Simply put, it is cheaper and easier to use only one variant of Spanish, rather than customize the message for different markets and pay for it every time. The benefits are obvious, but what are the downsides?

  • Universal Spanish is more suitable for dry technical content, since volumes are usually high and there are fewer differences in technical language. On the other hand, marketing documents, such as ads, commercials, and brochures, should be localized for each market.
  • Universal Spanish will always be recognized as such and will feel dry and alien to the target audience regardless of the country. It is up to you to decide whether this is an acceptable price for the savings you make.
  • It will often not be possible to find a perfectly universal term which will work in every Spanish-speaking country. In some cases, you will need to decide between two mutually-exclusive choices. However, very rarely will it cause the message to be misunderstood.
  • Readers will be more forgiving if you are honest about your use of Universal Spanish. Include a note explaining that the choice was made to make the content as widely understood as possible.

3. Brazilian Portuguese

Did you know that Spanish is the most-widely spoken language in Latin America, but in South America Brazilian Portuguese has more speakers? Even though it’s limited to only one country, the size of Brazil’s economy and its population of over 200 million are enough to justify the language’s importance. It was brought to the continent in a similar fashion and at almost the same time as Spanish. How different is it from the Portuguese spoken in Portugal?

With eighteen times the population of Portugal, Brazil is significantly larger. Brazilian music is popular around the world and Portuguese speakers in many countries tune in to Brazilian “telenovelas” (soap operas). This may explain why European Portuguese speakers have an easier time understanding spoken Brazilian Portuguese than the other way around. It is similar to the situation that exists between the United States and Britain, with most people able to understand American English better than British English due to more frequent exposure.

Rigid colonization policies of Portugal banned the existence of institutions of higher education, local newspapers or any kind of press in the American colonies. Therefore, Brazil lacked some of the most powerful means available to slow down the changing process that languages naturally undergo. The result is that despite efforts at standardization by the Community of Portuguese Language Countries, Brazilian Portuguese is significantly different from the Portuguese spoken in Portugal and other lusophone (Portuguese-speaking) countries.

4. Other Colonial Languages

The New World was initially divided between the two European powers who first staked a claim on it: Spain and Portugal. The 1494 Treaty of Tordesillas split the entire non-European world between these two kingdoms, with a line drawn through South America. However, other European nations soon disputed its terms. England, France and the Netherlands succeeded in establishing permanent colonies in the New World in the 17th century.
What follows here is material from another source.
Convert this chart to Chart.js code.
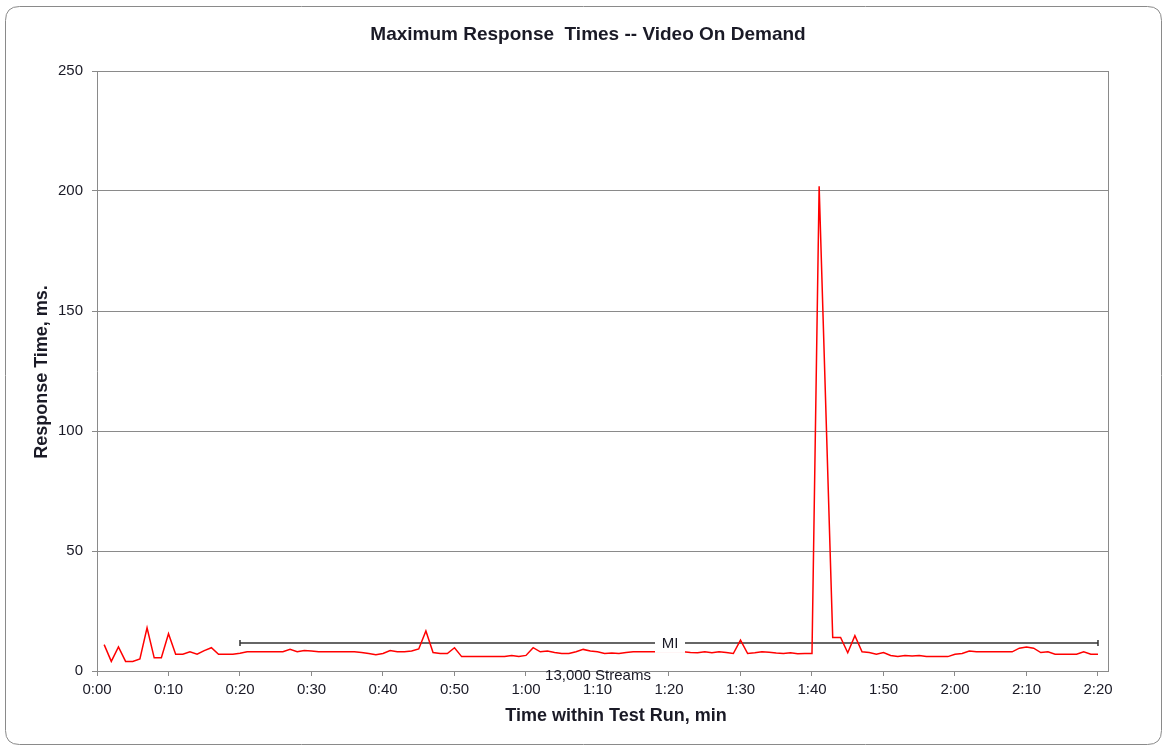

While Spanish and Portuguese are the two dominant colonial languages by a long shot, other European languages are official in several countries. Dutch is the official language of Suriname; English is spoken in the Falkland Islands and is the official language of Guyana, while French is the official language of French Guiana. There are also pockets of immigrant communities speaking many other European languages, such as German, Italian or Polish.

5. Indigenous Languages

The European colonizers and their successor states had varying attitudes towards Native American languages. In many Latin American colonies, Spanish and Portuguese missionaries learned local languages and cultures in order to preach to the natives in their own tongues and relate the Christian message to their indigenous religions. However, since the European conquest the fate of the native languages has overwhelmingly been one of decline.

In some countries, there is official status for indigenous languages, and programs proclaiming bilingual education, but a lot of them mean little in practice. The reality is that indigenous languages remain underprivileged and are very rarely written. There is one exception to the threat of extinction hanging over native languages of the Americas: the Guaraní language. While spoken in parts of Brazil, Bolivia and Argentina, it is in Paraguay where it really thrives.

Indigenous languages in the Americas that make it to one million speakers or above are found in three areas:

  • Mesoamerica – home to Mayan, Nahuatl, Zapotec, Mixtec and many others.
  • Paraguay – the only Latin American country where an indigenous language – Guaraní – has a truly meaningful official status.
  • Central Andes – rugged mountainous regions are home to Aymara and Quechua.

Latin America is far from homogenous culturally or linguistically. Although Brazilian Portuguese for Brazil and a generic Latin American or Universal Spanish for the rest may have been sufficient in the past, it is time to question this assumption. While the two dominant languages will open the doors to Latin America, they will not be a point of differentiation any longer. As the region develops and there is a rising pride in national and cultural identities, now more than ever there is a rationale to pay closer attention to what the customers in each market respond to best.